Prof. Stephen Walt observes, contra Fukuyama, that history didn’t end in 1989:
As a professor of international affairs at Harvard’s Kennedy School of Government, Stephen Walt has a front row seat to the discussions, debates, and human types that dominate U.S. foreign policy. His assessment is bleak. With the leading lights of both parties wedded to the consensus that he calls “liberal hegemony,” the world’s predicted embrace of democratic capitalism and peaceful relations has not materialized. Instead, liberal hegemony has yielded long and inconclusive wars in the Middle East, regime change operations that have led to failed states in Libya and Yemen, U.S. military spending that dwarfs that of the rest of the world, resentment and passive resistance from our ostensible allies, along with increasing hostility from Russia and China.
In short, Walt makes a persuasive case that liberal hegemony is not succeeding, even on its own terms….
Walt details the practice of liberal hegemony since the end of the cold war, when the United States found itself in the position of being the “sole superpower.” He explains that “the pursuit of liberal hegemony involved (1) preserving U.S. primacy, especially in the military sphere; (2) expanding the U.S. sphere of influence; and (3) promoting liberal norms of democracy and human rights.” This approach continued through the Clinton, Bush, and Obama presidencies, in spite of their superficial differences. Indeed, the bipartisan hostility to Trump shows how much consensus on foreign policy prevailed before his election, in spite of the heated debate over the Iraq War in the mid-2000s.
The early fruits of liberal hegemony include the ill-fated Somalia mission and the later intervention in Bosnia and Kosovo. But most infamously, liberal hegemony provided justification for the Iraq War and contributed to the never-ending Afghanistan campaign. In both cases, liberal hegemony did not counsel limited punitive expeditions, nor would it conceive of classifying certain areas of the world as ungovernable “shitholes” that needed to be cordoned off and avoided. Instead, we would stay until these countries were stable democracies—100 years if need be. As George W. Bush ambitiously put the matter in his second inaugural address, “The survival of liberty in our land increasingly depends on the success of liberty in other lands. The best hope for peace in our world is the expansion of freedom in all the world.”
One legitimate criticism of this strategy, for which we have real time confirmation, is that in addition to not achieving results in places like Iraq, Somalia, and Libya, these expansive aims have left little reserve for dealing with a genuine emerging competitor: China. Indeed, far from being prepared and equipped to counter a rising China, the NATO expansion counseled by liberal hegemony has driven the otherwise-declining power of Russia into China’s arms, while, at the same time, short-sighted free trade policies have expanded China’s economy while deindustrializing our own.
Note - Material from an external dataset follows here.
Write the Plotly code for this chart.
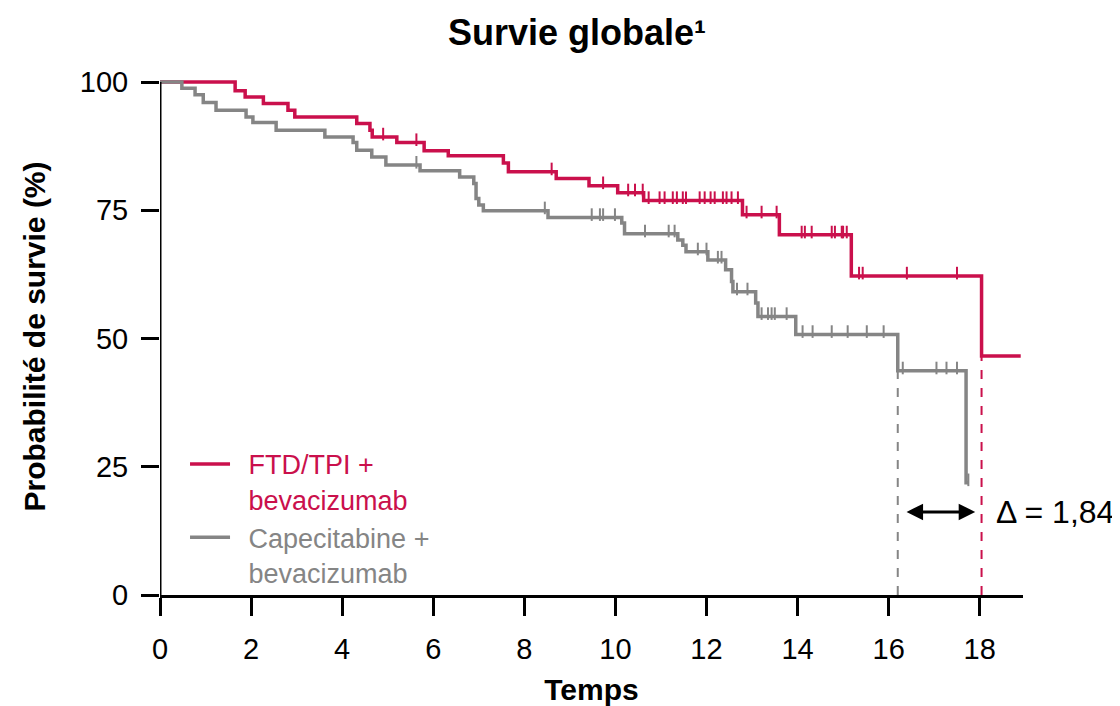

Liberal hegemony has become simply another name for rule by neoclown. And since the neoclown objectives have remained essentially unchanged since Trotsky advocated world revolution, liberal hegemony will never accomplish its stated goals because it’s not even working towards them. So, the important conclusion is not that liberal hegemony HAS NOT worked as advertised, it is that it CANNOT POSSIBLY do so.